As we consider our mission as a Catholic, Marianist university focused on the common good and reflect on our history of educating German immigrants from Ohio farming communities and students from blue-collar families, we know the value of socioeconomic diversity. We also know we need to lower the barriers that prevent students from low- and middle-income bands from attending and graduating from college whether those students come from rural Ohio, suburban Chicago, urban LA, D.C., or New York

Given our mission and this national priority, when several of us at UD read the news release 16 months ago announcing the American Talent Initiative, it took us all of about five minutes before we emailed the organizers to explore whether the University of Dayton might join. The answer was “yes,” in part because we are a high-achieving university (with graduation rates well in excess of the 70 percent minimum), in part because we were willing to make a commitment and set our own goals to increase enrollment and graduation of low- and moderate-income Americans, and in part because we are seen as a University that has unique contributions to make to the collection of best practices in this important domain.

The American Talent Initiative is now comprised of a diverse set of 96 private and public institutions committed to a sustained collective effort to dramatically increase educational opportunity for these talented youth. We are enhancing our own efforts to recruit and support lower-income students, while learning from each other and contributing to research that will help other colleges and universities expand opportunity.

The initiative is funded by Bloomberg Philanthropies and coordinated by the Aspen Institute's College Excellence Program and Ithaka S+R. The ATI coalition has a shared goal of enrolling an additional 50,000 qualified low- and moderate-income students in the top 270 U.S. colleges and universities by 2025. I think it’s doable. I also think it is a necessity.

Vice President of Strategic Enrollment Management Dr. Jason Reinoehl and his team have done good and important work over the past year to work with the ATI staff to set our goals as part of the collective and to share some of our own innovative practices, including the Flyer Promise program, the UD-Sinclair Academy, and the no-fee, fixed-net-tuition program. As a result of our enthusiastic embrace of the ATI mission and this advance work, when I arrived at the Bloomberg offices last week for the annual meeting of presidents, I was warmly welcomed. It was clear that the initiative’s leaders have developed considerable respect for UD.

The daylong meeting was simply terrific for a variety of reasons, including the exceptional analytics work of Aspen and Ithaka and the diversity of institutions whose presidents took the time to be in attendance — from Princeton and Harvard to Davidson and Franklin & Marshall to Michigan and Ohio State.

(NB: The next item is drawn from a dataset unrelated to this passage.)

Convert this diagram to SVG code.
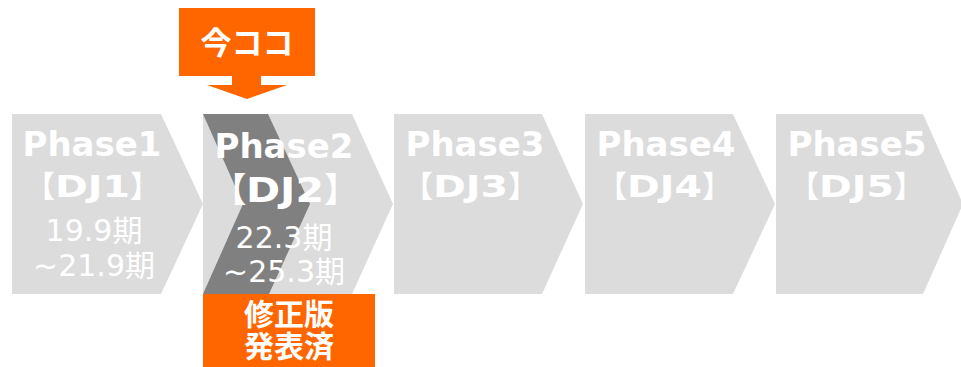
<svg xmlns="http://www.w3.org/2000/svg" width="961" height="367" viewBox="0 0 961 367">
<style>
.box{fill:#DCDCDC}
.band{fill:#808080}
.orange{fill:#FF6600}
.t{font-family:"DejaVu Sans","Noto Sans CJK JP",sans-serif;fill:#FFFFFF;text-anchor:middle}
.s{font-family:"DejaVu Sans","Noto Sans CJK JP",sans-serif;fill:#FFFFFF;text-anchor:start;font-weight:bold;font-feature-settings:"halt"}
.ph{font-size:34px;font-weight:bold}
.dj{font-size:30px}
.dj2{font-size:34px}
.per{font-size:30px}
.cj{font-family:"Noto Sans CJK JP",sans-serif;font-weight:bold;fill:#FFFFFF;text-anchor:middle;font-size:30px}
</style>
<g id="phase1">
<polygon class="box" points="12,114 161,114 203,204 161,294 12,294"/>
<text class="t ph" x="92" y="156">Phase1</text>
<text class="s dj" y="197"><tspan x="40">【</tspan><tspan x="55" textLength="75" lengthAdjust="spacingAndGlyphs">DJ1</tspan><tspan x="130">】</tspan></text>
<text class="t per" x="94" y="241">19.9期</text>
<text class="t per" x="94" y="276">~21.9期</text>
</g>
<g id="phase2">
<polygon class="box" points="203,114 352,114 393,204 352,294 203,294"/>
<polygon class="band" points="203,114 268,114 310,204 269,294 203,294 243,204"/>
<text class="t ph" x="284" y="158">Phase2</text>
<text class="s dj2" y="202"><tspan x="229.5">【</tspan><tspan x="246" textLength="78" lengthAdjust="spacingAndGlyphs">DJ2</tspan><tspan x="324">】</tspan></text>
<text class="t per" x="284" y="248">22.3期</text>
<text class="t per" x="284" y="282">~25.3期</text>
</g>
<g id="phase3">
<polygon class="box" points="394,114 542,114 583,204 542,294 394,294"/>
<text class="t ph" x="475" y="156">Phase3</text>
<text class="s dj" y="197"><tspan x="418">【</tspan><tspan x="433" textLength="75" lengthAdjust="spacingAndGlyphs">DJ3</tspan><tspan x="508">】</tspan></text>
</g>
<g id="phase4">
<polygon class="box" points="585,114 733,114 775,204 733,294 585,294"/>
<text class="t ph" x="666" y="156">Phase4</text>
<text class="s dj" y="197"><tspan x="612">【</tspan><tspan x="627" textLength="75" lengthAdjust="spacingAndGlyphs">DJ4</tspan><tspan x="702">】</tspan></text>
</g>
<g id="phase5">
<polygon class="box" points="776,114 923,114 963,204 923,294 776,294"/>
<text class="t ph" x="857" y="156">Phase5</text>
<text class="s dj" y="197"><tspan x="804">【</tspan><tspan x="819" textLength="75" lengthAdjust="spacingAndGlyphs">DJ5</tspan><tspan x="894">】</tspan></text>
</g>
<g id="now">
<rect class="orange" x="179" y="8" width="136" height="68"/>
<text class="cj" x="247" y="54" style="font-size:31px">今ココ</text>
</g>
<g id="connectors">
<polygon class="orange" points="232,75 261,75 261,85 287,85 247,99 207,85 232,85"/>
</g>
<g id="published">
<rect class="orange" x="203" y="294" width="172" height="73"/>
<text class="cj" x="289" y="325">修正版</text>
<text class="cj" x="289" y="357">発表済</text>
</g>
</svg>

And our very own University of Dayton.

The varying perspectives — from big and small (50,000 to 1,000), public and private, hyper-elite and competitive — enriched our conversations. We listened to each other and openly shared our observations, hopes, and concerns in an honest, transparent forum.

To borrow from “Hamilton,” I felt like I was in the “room where it happens.” The degree of commitment of these higher-ed leaders is inspiring, the set of practices in place and under development across the country is promising, and the combined power of these universities and colleges is overwhelming.

The effort to ensure that, as a society, we educate lower- and moderate-income Americans is essential to our freedoms and our future. We must succeed as a collective, and UD must succeed individually in what is an important race for talent.